#### What to produce:
Look through the data below. Show each line where the string "with" occurs.

#### Provided records:
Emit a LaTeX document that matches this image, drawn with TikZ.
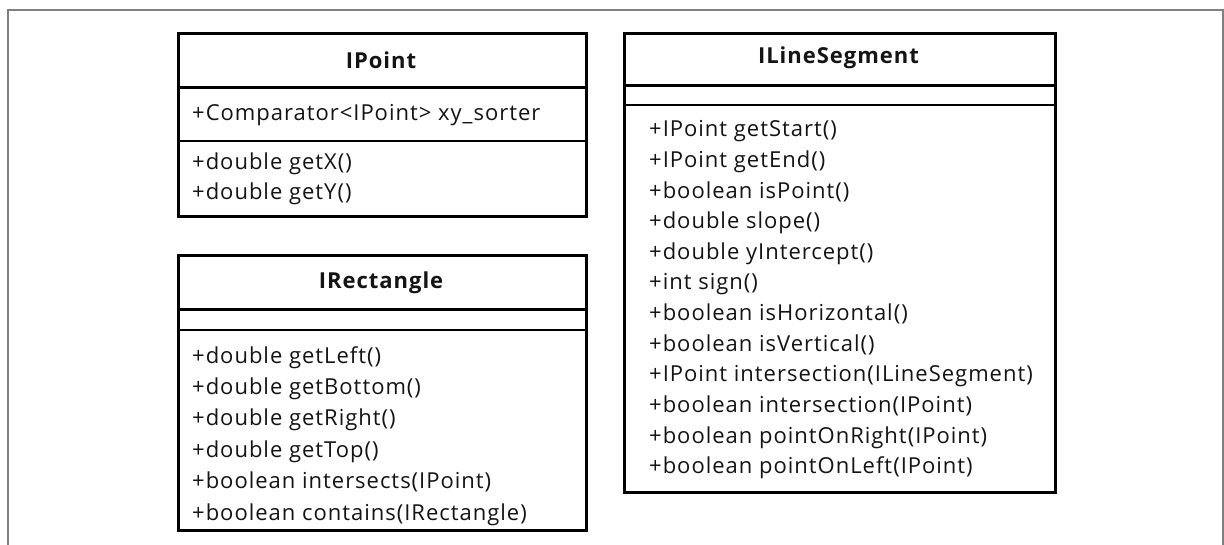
---
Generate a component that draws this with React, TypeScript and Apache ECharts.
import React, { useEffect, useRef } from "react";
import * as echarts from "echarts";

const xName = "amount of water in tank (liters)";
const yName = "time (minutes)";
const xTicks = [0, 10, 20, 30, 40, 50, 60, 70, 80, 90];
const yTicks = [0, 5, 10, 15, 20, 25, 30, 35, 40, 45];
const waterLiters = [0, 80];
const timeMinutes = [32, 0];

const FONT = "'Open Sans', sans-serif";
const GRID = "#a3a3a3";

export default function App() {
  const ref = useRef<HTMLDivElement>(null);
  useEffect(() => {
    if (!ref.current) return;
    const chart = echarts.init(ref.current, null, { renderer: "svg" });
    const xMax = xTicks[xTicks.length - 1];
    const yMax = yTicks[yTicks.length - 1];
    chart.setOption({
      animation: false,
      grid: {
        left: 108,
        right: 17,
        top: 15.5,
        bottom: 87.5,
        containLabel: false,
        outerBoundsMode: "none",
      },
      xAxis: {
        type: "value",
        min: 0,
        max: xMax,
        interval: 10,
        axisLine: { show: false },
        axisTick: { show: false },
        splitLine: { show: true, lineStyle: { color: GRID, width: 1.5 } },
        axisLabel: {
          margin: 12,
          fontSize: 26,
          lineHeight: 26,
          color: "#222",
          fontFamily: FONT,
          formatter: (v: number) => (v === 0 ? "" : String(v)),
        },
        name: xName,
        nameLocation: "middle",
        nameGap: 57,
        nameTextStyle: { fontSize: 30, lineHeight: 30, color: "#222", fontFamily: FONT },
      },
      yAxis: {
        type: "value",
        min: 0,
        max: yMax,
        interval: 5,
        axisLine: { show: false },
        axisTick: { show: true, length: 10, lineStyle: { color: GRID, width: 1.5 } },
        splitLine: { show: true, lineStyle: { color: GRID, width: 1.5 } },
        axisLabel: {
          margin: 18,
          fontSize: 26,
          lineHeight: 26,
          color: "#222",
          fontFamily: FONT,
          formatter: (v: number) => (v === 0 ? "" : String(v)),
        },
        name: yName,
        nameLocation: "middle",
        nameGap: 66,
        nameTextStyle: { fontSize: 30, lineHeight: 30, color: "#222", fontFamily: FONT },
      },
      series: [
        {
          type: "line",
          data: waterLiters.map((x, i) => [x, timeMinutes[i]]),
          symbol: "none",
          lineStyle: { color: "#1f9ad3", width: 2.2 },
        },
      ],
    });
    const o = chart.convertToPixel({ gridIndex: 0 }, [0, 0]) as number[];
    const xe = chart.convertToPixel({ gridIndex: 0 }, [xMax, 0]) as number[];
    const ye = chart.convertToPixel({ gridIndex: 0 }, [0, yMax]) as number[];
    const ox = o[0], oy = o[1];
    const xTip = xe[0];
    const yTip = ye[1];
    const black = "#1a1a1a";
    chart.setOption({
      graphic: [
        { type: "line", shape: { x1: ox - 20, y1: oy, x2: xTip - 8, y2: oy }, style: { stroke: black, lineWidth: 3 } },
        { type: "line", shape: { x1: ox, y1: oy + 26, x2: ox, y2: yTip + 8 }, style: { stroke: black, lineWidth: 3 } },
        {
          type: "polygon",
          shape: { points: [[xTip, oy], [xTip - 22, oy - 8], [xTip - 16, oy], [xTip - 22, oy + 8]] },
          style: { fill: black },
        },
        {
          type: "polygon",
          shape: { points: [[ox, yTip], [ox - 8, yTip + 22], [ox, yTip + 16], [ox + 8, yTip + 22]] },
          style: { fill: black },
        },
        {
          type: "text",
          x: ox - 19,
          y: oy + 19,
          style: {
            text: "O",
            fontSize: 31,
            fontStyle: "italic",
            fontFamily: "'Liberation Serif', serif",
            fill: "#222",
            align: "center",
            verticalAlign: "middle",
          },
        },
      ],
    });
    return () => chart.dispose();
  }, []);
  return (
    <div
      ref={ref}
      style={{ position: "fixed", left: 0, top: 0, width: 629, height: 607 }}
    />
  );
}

#### Expected answer:
Emit a LaTeX document that matches this image, drawn with TikZ.
Generate a component that draws this with React, TypeScript and Apache ECharts.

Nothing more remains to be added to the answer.